From the opening scene, it’s clear the world of Drew Edward Johnson’s Midnight Society is not quite the one we’re used to. A pair of adventurers – dressed like doing their own take on Rocketeer cosplay – track down a cave-dwelling beast with a penchant for shiny things. No, not Gollum. According to the spoor, it’s a pixie, albeit a hideous one.
You know these are adventurers of the proper English sort because they call each other ‘old man’ despite being quite young, and use the word ‘thick’ in liberal quantities. One of the adventurers even wants to take the beastie back with him, no doubt to stuff and put in the British Museum alongside all of the UK’s other illicitly acquired things. The two part on a disagreement over what must be done with the creature and the sequences ends on a shot of a baby pixie that’s about fifty times cuter than the adult version.

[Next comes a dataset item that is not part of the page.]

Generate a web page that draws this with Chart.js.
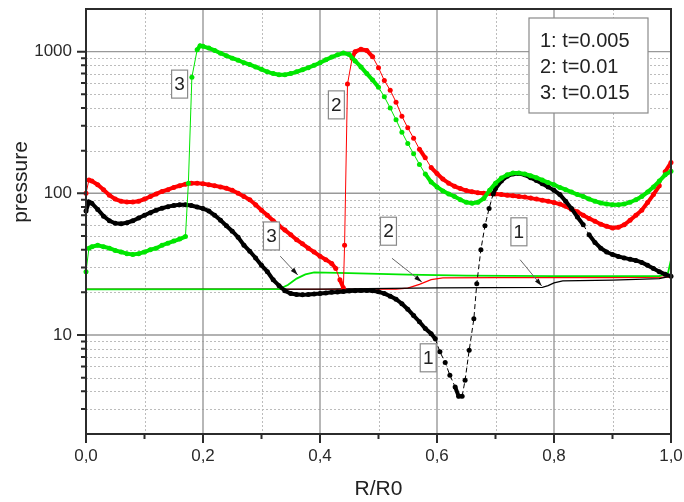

Flash forward forty years and we meet the star of the book, Matilda Finn, who looks like an appropriately cool monster hunter in a trenchcoat and perfectly windblown short haircut. She just happens to have a past she cannot remember. It’s all a bit cliché, but who doesn’t love a smart, gorgeous heroine with a mysterious past?
Johnson, best known as an artist on Greg Rucka’s Wonder Woman run, makes his Dark Horse debut on the book. No surprise then that the art is so good, easily the best part of the book. The colouring, by Lizzy John, transitions nicely between eras. Colours are brighter in the modern day than dull tones of the prologue.
The writing is shakier but there is potential. The ideas here – a secret society dedicated to investigating supernatural threats, a woman with no memories of the life she used to lead – aren’t exactly new, but the strength of the setting may be enough to support the well-worn concepts.
Johnson drops enough hints of the wider setting – an alternate world in which the British Empire still exists and has its own paranormal investigations division – to make you want to know more. It looks to be a very pulpy take on sci-fi, with mechanical wings, ridiculous helmets and shrinking vests.
The pacing seems a little off for a four-part series, but that could be mostly down to the ending point. The issue ends rather abruptly in the middle of the build-up. It’s a weird spot to leave readers hanging, and whether they want to continue or not will depend entirely on how much they buy into Johnson’s world-building.